Stored data:
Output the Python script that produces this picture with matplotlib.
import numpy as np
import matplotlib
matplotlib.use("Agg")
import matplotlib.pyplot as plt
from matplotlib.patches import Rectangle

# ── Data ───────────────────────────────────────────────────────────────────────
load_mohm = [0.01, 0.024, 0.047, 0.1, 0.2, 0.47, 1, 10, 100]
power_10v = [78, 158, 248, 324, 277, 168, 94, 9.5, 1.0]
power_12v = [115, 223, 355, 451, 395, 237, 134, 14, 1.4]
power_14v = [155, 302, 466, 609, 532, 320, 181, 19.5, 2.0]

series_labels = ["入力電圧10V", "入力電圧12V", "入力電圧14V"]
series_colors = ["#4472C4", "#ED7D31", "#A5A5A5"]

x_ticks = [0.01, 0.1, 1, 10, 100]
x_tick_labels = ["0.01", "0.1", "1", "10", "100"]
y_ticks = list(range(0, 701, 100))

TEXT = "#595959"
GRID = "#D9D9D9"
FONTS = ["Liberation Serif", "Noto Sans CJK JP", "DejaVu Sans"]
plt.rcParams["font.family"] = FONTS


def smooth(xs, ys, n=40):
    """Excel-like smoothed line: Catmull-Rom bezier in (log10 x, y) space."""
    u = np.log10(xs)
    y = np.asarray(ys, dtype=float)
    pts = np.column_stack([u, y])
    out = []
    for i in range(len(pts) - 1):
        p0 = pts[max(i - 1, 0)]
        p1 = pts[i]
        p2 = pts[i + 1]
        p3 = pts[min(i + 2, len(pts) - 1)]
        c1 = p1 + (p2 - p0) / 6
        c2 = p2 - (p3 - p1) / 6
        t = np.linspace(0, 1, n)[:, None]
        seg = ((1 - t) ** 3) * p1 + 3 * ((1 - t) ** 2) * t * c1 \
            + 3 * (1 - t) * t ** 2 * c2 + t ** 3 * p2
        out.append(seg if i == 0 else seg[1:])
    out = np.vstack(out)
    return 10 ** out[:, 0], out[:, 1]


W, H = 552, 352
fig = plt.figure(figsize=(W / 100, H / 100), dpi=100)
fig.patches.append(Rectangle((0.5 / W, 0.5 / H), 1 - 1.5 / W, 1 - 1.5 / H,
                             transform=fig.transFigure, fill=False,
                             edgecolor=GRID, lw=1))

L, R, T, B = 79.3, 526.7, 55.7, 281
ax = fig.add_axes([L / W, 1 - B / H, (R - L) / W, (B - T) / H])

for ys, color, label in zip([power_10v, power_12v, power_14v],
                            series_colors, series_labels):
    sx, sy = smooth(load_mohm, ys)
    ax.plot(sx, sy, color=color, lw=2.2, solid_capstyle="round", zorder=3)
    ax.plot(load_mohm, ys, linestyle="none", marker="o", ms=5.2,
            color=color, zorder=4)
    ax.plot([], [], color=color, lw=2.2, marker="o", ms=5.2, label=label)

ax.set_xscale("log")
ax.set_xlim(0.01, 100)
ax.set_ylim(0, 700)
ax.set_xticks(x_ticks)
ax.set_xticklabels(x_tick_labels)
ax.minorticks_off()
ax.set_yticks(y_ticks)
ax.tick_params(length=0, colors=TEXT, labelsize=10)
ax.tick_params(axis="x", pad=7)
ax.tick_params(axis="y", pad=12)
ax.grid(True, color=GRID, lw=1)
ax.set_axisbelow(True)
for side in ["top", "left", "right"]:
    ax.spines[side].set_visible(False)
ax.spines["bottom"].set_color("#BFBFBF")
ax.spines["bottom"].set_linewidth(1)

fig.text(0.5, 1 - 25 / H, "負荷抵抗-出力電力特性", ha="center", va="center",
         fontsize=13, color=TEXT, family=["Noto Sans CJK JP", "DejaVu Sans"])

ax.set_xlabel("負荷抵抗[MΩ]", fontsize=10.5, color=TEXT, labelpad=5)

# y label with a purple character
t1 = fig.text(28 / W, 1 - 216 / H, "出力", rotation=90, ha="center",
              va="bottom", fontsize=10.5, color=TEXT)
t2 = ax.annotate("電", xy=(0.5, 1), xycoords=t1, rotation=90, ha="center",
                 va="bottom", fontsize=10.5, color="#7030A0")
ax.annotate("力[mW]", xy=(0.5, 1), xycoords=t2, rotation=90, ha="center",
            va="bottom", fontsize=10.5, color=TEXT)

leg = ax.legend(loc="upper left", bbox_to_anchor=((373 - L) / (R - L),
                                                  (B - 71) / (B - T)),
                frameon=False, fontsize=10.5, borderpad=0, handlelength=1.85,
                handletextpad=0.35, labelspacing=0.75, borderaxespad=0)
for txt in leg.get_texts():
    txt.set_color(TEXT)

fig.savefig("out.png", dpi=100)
---
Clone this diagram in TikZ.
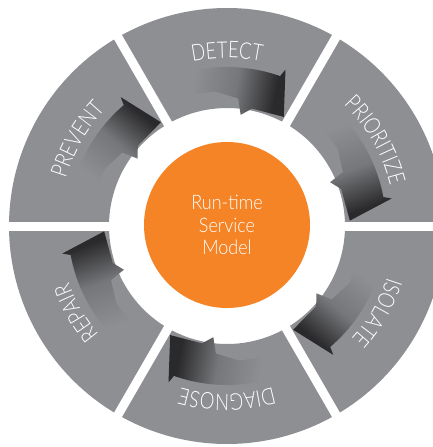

Short problem: Print the lines from the line containing "Output the Python" to the line containing "y_ticks = list(range(0, 701, 100))", both ends included, exactly and with nothing added.

Finished answer:
Output the Python script that produces this picture with matplotlib.
import numpy as np
import matplotlib
matplotlib.use("Agg")
import matplotlib.pyplot as plt
from matplotlib.patches import Rectangle

# ── Data ───────────────────────────────────────────────────────────────────────
load_mohm = [0.01, 0.024, 0.047, 0.1, 0.2, 0.47, 1, 10, 100]
power_10v = [78, 158, 248, 324, 277, 168, 94, 9.5, 1.0]
power_12v = [115, 223, 355, 451, 395, 237, 134, 14, 1.4]
power_14v = [155, 302, 466, 609, 532, 320, 181, 19.5, 2.0]

series_labels = ["入力電圧10V", "入力電圧12V", "入力電圧14V"]
series_colors = ["#4472C4", "#ED7D31", "#A5A5A5"]

x_ticks = [0.01, 0.1, 1, 10, 100]
x_tick_labels = ["0.01", "0.1", "1", "10", "100"]
y_ticks = list(range(0, 701, 100))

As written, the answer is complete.